Sunday, March 2, 2008

I do these little things for people. to make it seem I care. I don't get it. And sometimes I consider there feelings too much, and it just doesn't make sense. I guess I need to chill out. I saw my lanugage buddy on the street, its been a long time since so we had a quick talk and said bye. for some reason I thought there had to be more said and I called and saw if she wanted to bowl with us...it was completely unecessary. I don't know.


so I don't even know who reads this, or why they read it. what keeps you guys coming back? what keeps you guys caring about me? I dunno.

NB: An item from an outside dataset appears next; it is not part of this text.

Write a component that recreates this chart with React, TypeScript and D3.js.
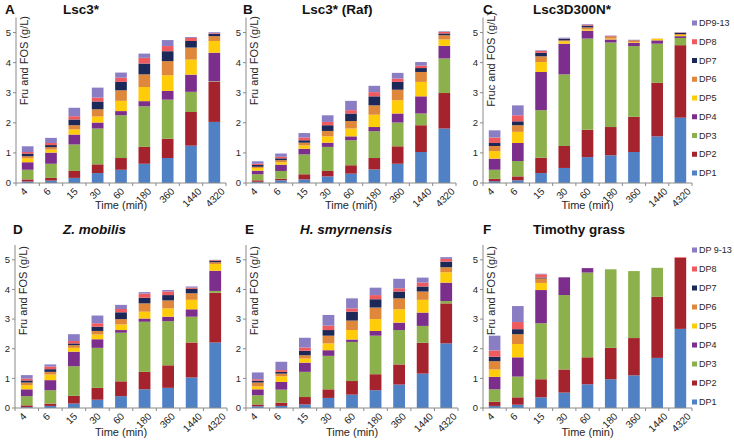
import React from 'react';
import * as d3 from 'd3';

// categories and series
const times = ['4', '6', '15', '30', '60', '180', '360', '1440', '4320'];
const seriesKeys = ['DP1', 'DP2', 'DP3', 'DP4', 'DP5', 'DP6', 'DP7', 'DP8', 'DP9-13'];
const legendLabelsC = ['DP1', 'DP2', 'DP3', 'DP4', 'DP5', 'DP6', 'DP7', 'DP8', 'DP9-13'];
const legendLabelsF = ['DP1', 'DP2', 'DP3', 'DP4', 'DP5', 'DP6', 'DP7', 'DP8', 'DP 9-13'];
const seriesColors = ['#4f81c4', '#a5232d', '#8cb04b', '#7b2e8c', '#ffcc0a', '#df883c', '#1c2857', '#ef5a5e', '#8a7dc4'];
const yTicks = [0, 1, 2, 3, 4, 5];

// g/L per series (rows DP1..DP9-13), per time point (columns)
const lsc3 = [
  [0.05, 0.08, 0.17, 0.33, 0.44, 0.64, 0.83, 1.24, 2.03],
  [0.07, 0.09, 0.23, 0.29, 0.39, 0.56, 0.64, 1.12, 1.33],
  [0.32, 0.47, 0.88, 1.19, 1.42, 1.35, 1.30, 0.67, 0.02],
  [0.25, 0.37, 0.33, 0.20, 0.14, 0.17, 0.29, 0.57, 0.95],
  [0.13, 0.10, 0.17, 0.20, 0.34, 0.47, 0.52, 0.50, 0.39],
  [0.07, 0.08, 0.14, 0.24, 0.35, 0.42, 0.47, 0.40, 0.16],
  [0.09, 0.07, 0.19, 0.26, 0.28, 0.36, 0.33, 0.22, 0.08],
  [0.05, 0.07, 0.11, 0.13, 0.14, 0.19, 0.17, 0.10, 0.02],
  [0.19, 0.17, 0.28, 0.33, 0.17, 0.14, 0.20, 0.03, 0.03],
];

const lsc3Raf = [
  [0.04, 0.09, 0.12, 0.22, 0.31, 0.45, 0.64, 1.03, 1.81],
  [0.05, 0.05, 0.17, 0.18, 0.28, 0.38, 0.58, 0.89, 1.18],
  [0.20, 0.26, 0.66, 0.80, 0.83, 0.89, 0.79, 0.39, 1.15],
  [0.12, 0.21, 0.19, 0.14, 0.13, 0.14, 0.30, 0.57, 0.42],
  [0.09, 0.08, 0.11, 0.21, 0.26, 0.41, 0.44, 0.48, 0.21],
  [0.04, 0.07, 0.09, 0.18, 0.25, 0.31, 0.35, 0.33, 0.14],
  [0.06, 0.06, 0.08, 0.19, 0.25, 0.30, 0.26, 0.13, 0.06],
  [0.04, 0.05, 0.09, 0.11, 0.11, 0.14, 0.11, 0.08, 0.05],
  [0.08, 0.11, 0.15, 0.22, 0.31, 0.21, 0.19, 0.12, 0.02],
];

const lsc3D300N = [
  [0.06, 0.09, 0.33, 0.50, 0.86, 0.92, 1.03, 1.55, 2.17],
  [0.08, 0.13, 0.51, 0.73, 0.91, 0.94, 1.17, 1.78, 2.41],
  [0.30, 0.51, 1.58, 2.38, 3.03, 2.81, 2.35, 1.30, 0.24],
  [0.37, 0.60, 1.27, 1.02, 0.26, 0.10, 0.11, 0.11, 0.06],
  [0.25, 0.37, 0.33, 0.08, 0.04, 0.03, 0.02, 0.05, 0.04],
  [0.17, 0.22, 0.19, 0.03, 0.07, 0.06, 0.05, 0.01, 0.03],
  [0.10, 0.13, 0.12, 0.05, 0.06, 0.01, 0.01, 0.00, 0.04],
  [0.18, 0.20, 0.06, 0.01, 0.03, 0.02, 0.01, 0.00, 0.01],
  [0.24, 0.33, 0.02, 0.03, 0.02, 0.01, 0.01, 0.00, 0.01],
];

const zMobilis = [
  [0.03, 0.07, 0.15, 0.28, 0.40, 0.63, 0.68, 1.03, 2.21],
  [0.06, 0.08, 0.26, 0.40, 0.50, 0.59, 0.76, 1.18, 1.68],
  [0.31, 0.45, 1.00, 1.35, 1.64, 1.69, 1.49, 0.87, 0.06],
  [0.23, 0.34, 0.49, 0.29, 0.09, 0.11, 0.15, 0.25, 0.68],
  [0.14, 0.19, 0.13, 0.16, 0.19, 0.23, 0.28, 0.32, 0.23],
  [0.09, 0.09, 0.09, 0.12, 0.18, 0.28, 0.27, 0.22, 0.06],
  [0.07, 0.09, 0.06, 0.14, 0.23, 0.19, 0.18, 0.15, 0.05],
  [0.06, 0.09, 0.08, 0.12, 0.11, 0.14, 0.12, 0.04, 0.02],
  [0.12, 0.07, 0.23, 0.26, 0.14, 0.05, 0.05, 0.04, 0.01],
];

const hSmyrnensis = [
  [0.06, 0.07, 0.12, 0.34, 0.45, 0.60, 0.79, 1.16, 2.18],
  [0.06, 0.11, 0.25, 0.29, 0.46, 0.54, 0.68, 1.04, 1.35],
  [0.31, 0.44, 0.85, 1.13, 1.32, 1.30, 1.16, 0.57, 0.08],
  [0.20, 0.26, 0.31, 0.19, 0.08, 0.16, 0.25, 0.45, 0.62],
  [0.10, 0.19, 0.14, 0.23, 0.32, 0.40, 0.45, 0.43, 0.35],
  [0.13, 0.09, 0.11, 0.26, 0.32, 0.39, 0.37, 0.28, 0.17],
  [0.06, 0.06, 0.15, 0.19, 0.30, 0.28, 0.23, 0.17, 0.19],
  [0.05, 0.06, 0.11, 0.15, 0.11, 0.14, 0.11, 0.13, 0.09],
  [0.23, 0.28, 0.33, 0.36, 0.34, 0.25, 0.32, 0.17, 0.06],
];

const timothyGrass = [
  [0.07, 0.11, 0.36, 0.52, 0.80, 0.97, 1.10, 1.69, 2.67],
  [0.14, 0.25, 0.61, 0.78, 0.91, 1.06, 1.26, 2.06, 2.40],
  [0.42, 0.70, 1.89, 2.51, 2.86, 2.65, 2.26, 0.98, 0.00],
  [0.42, 0.65, 1.12, 0.60, 0.15, 0.00, 0.00, 0.00, 0.00],
  [0.25, 0.45, 0.24, 0.00, 0.00, 0.00, 0.00, 0.00, 0.00],
  [0.28, 0.33, 0.15, 0.00, 0.00, 0.00, 0.00, 0.00, 0.00],
  [0.15, 0.17, 0.03, 0.00, 0.00, 0.00, 0.00, 0.00, 0.00],
  [0.21, 0.24, 0.11, 0.00, 0.00, 0.00, 0.00, 0.00, 0.02],
  [0.50, 0.54, 0.02, 0.00, 0.00, 0.00, 0.00, 0.00, 0.00],
];

const FONT = '"Liberation Sans", Arial, sans-serif';
const AXIS = '#8a8a8a';
const TXT = '#262626';

type PanelDef = {
  data: number[][];
  letter: string;
  title: string;
  italic?: boolean;
  yLabel: string;
  x0: number;
  w: number;
  base: number;
  top: number;
  letterX: number;
  titleX: number;
  titleY: number;
  labelEnd: number;
  timeY: number;
  legend?: { labels: string[]; y0: number; gap: number };
};

const panels: PanelDef[] = [
  { data: lsc3, letter: 'A', title: 'Lsc3*', yLabel: 'Fru and FOS (g/L)', x0: 16, w: 210, base: 183, top: 17.5, letterX: 5, titleX: 63, titleY: 14, labelEnd: 16, timeY: 209 },
  { data: lsc3Raf, letter: 'B', title: 'Lsc3* (Raf)', yLabel: 'Fru and FOS (g/L)', x0: 246, w: 210, base: 183, top: 17.5, letterX: 243, titleX: 302, titleY: 14, labelEnd: 16, timeY: 209 },
  { data: lsc3D300N, letter: 'C', title: 'Lsc3D300N*', yLabel: 'Fruc and FOS (g/L)', x0: 483, w: 209, base: 183, top: 17.5, letterX: 483, titleX: 533, titleY: 14, labelEnd: 12, timeY: 209,
    legend: { labels: legendLabelsC, y0: 173, gap: 18.75 } },
  { data: zMobilis, letter: 'D', title: 'Z. mobilis', italic: true, yLabel: 'Fru and FOS (g/L)', x0: 15, w: 212, base: 408, top: 245, letterX: 13, titleX: 63, titleY: 234, labelEnd: 246, timeY: 436 },
  { data: hSmyrnensis, letter: 'E', title: 'H. smyrnensis', italic: true, yLabel: 'Fru and FOS (g/L)', x0: 246, w: 212, base: 408, top: 245, letterX: 245, titleX: 300, titleY: 234, labelEnd: 246, timeY: 436 },
  { data: timothyGrass, letter: 'F', title: 'Timothy grass', yLabel: 'Fru and FOS (g/L)', x0: 483, w: 209, base: 408, top: 245, letterX: 483, titleX: 533, titleY: 234, labelEnd: 246, timeY: 436,
    legend: { labels: legendLabelsF, y0: 402, gap: 19 } },
];

function Panel({ p }: { p: PanelDef }) {
  const x = d3.scaleBand<string>().domain(times).range([p.x0, p.x0 + p.w]).paddingInner(0.5).paddingOuter(0.25);
  const y = d3.scaleLinear().domain([0, 5.5]).range([p.base, p.top]);
  const step = x.step();

  const rows = times.map((t, i) => {
    const r: any = { time: t };
    seriesKeys.forEach((k, s) => (r[k] = p.data[s][i]));
    return r;
  });
  const stacked = d3.stack<any>().keys(seriesKeys)(rows);

  return (
    <g>
      {/* bars */}
      {stacked.map((layer, s) => (
        <g key={layer.key} fill={seriesColors[s]}>
          {layer.map((d, i) => {
            const h = y(d[0]) - y(d[1]);
            if (h <= 0) return null;
            return <rect key={i} x={x(times[i])} y={y(d[1])} width={x.bandwidth()} height={h} />;
          })}
        </g>
      ))}

      {/* y axis */}
      <line x1={p.x0} x2={p.x0} y1={p.base} y2={p.top} stroke={AXIS} />
      {yTicks.map((t) => (
        <g key={t}>
          <line x1={p.x0 - 3} x2={p.x0} y1={y(t)} y2={y(t)} stroke={AXIS} />
          <text x={p.x0 - 5} y={y(t)} dy="0.35em" textAnchor="end" fontSize={9.5} fill={TXT}>{t}</text>
        </g>
      ))}

      {/* x axis */}
      <line x1={p.x0} x2={p.x0 + p.w} y1={p.base} y2={p.base} stroke={AXIS} />
      {d3.range(times.length + 1).map((i) => (
        <line key={i} x1={p.x0 + i * step} x2={p.x0 + i * step} y1={p.base} y2={p.base + 3} stroke={AXIS} />
      ))}
      {times.map((t) => {
        const cx = (x(t) as number) + x.bandwidth() / 2;
        const w = t.length * 5.6;
        const lx = cx + (t.length - 3.5) * 1.6;
        const ly = p.base + 4 + (w + 7) * 0.354;
        return (
          <g key={t} transform={`translate(${lx},${ly})`}>
            <text transform="rotate(-45)" textAnchor="middle" dy="0.35em" fontSize={10} fill={TXT}>{t}</text>
          </g>
        );
      })}
      <text x={p.x0 + p.w / 2} y={p.timeY} textAnchor="middle" fontSize={11} fill={TXT}>Time (min)</text>

      {/* y label */}
      <text transform={`translate(${p.x0 + 12},${p.labelEnd}) rotate(-90)`} textAnchor="end" fontSize={11} fill={TXT}>{p.yLabel}</text>

      {/* titles */}
      <text x={p.letterX} y={p.titleY} fontSize={13.5} fontWeight="bold" fill="#111">{p.letter}</text>
      <text x={p.titleX} y={p.titleY} fontSize={13.5} fontWeight="bold" fontStyle={p.italic ? 'italic' : 'normal'} fill="#111">{p.title}</text>

      {/* legend */}
      {p.legend && p.legend.labels.map((l, s) => {
        const ly = p.legend!.y0 - s * p.legend!.gap;
        return (
          <g key={l}>
            <rect x={692} y={ly - 2.5} width={5} height={5} fill={seriesColors[s]} />
            <text x={699} y={ly} dy="0.35em" fontSize={9} fill={TXT}>{l}</text>
          </g>
        );
      })}
    </g>
  );
}

export default function App() {
  return (
    <svg width={734} height={440} style={{ position: 'absolute', left: 0, top: 0, background: '#fff' }} fontFamily={FONT}>
      {panels.map((p) => (
        <Panel key={p.letter} p={p} />
      ))}
    </svg>
  );
}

apparently theres a lot of stuff I don't know. I feel weird. kinda nostalgic, but its different these days. I miss you guys. thats the feeling right now. some emptyness I couldn't really express. now I didn't take time before to reflect, but it surfaces on its own. I guess entering places I used to be, memories I made within them and the lack of the same thing makes me miss it all together. Life, its differen't, always changing. but it'll be cool cause it just works. cause I was thinking hey yak, like after I'm done here, maybe i'll show up in minnesota and be like, yo what up!? lets make this, (as we talked about make magazine yesterday).


hmm I'm longing and alone. I guess I'm good though. i'm doing alright. I haven't written in four or 5 days. i guess I don't feel like it. its kinda like I don't have my shit together, like I'm a waste of a person. i'm not in school. i don't have a job. I can't speak korean. i can't write korean. why am I on the down side right now, this is when somebodys got to be like be optimistic man. fuck it.


Ive been skating around ilsan lately. plugged in and got the things I need in my bag. I went through the hofs, not interesting at all. saw cafes that just didn't look good. just kept going, in and out of traffic, not caring if they're honking or wanting to run me over. up curbs over manholes I guess I lost myself in that and it was just good. I found an organic market and picked up some rice, fruits veggies and was on my way again. and now i'm in shinchon, got my bag and board and 'll probably go over to hongdae, I might work at gom dabang. hopefully I'll get to talk to somebody at school and take a look around the studios. the U's studio has the best kiln room in the nation, can you believe that? but the place is a cement cell, I just don't work well in those places. but when have I worked well? jeez man take it easy you made some good stuf fin your day. a thing about my work, it starts off improvised, always its a bit abstract. I need direction in my own. so yeah' i'll do traditional and functional korean art. okay I can do that. but still I start to fast, without a thought, and I have to go back and refine the mistakes I made along the way that just with a little more thought and quality put it it would have been what I really wanted. all this writing is stupid, cause I can contradict everything I just said in my mind with something else I've done. this is frustrating. but I don't want to leave it at this. why bother. this is differen't to me, but if you probably read the whole blog, its probably the same, I think i'm doing something differen't but to somebody elses eye its the same style. so I guess that solidifies its me, no matter how so its just me.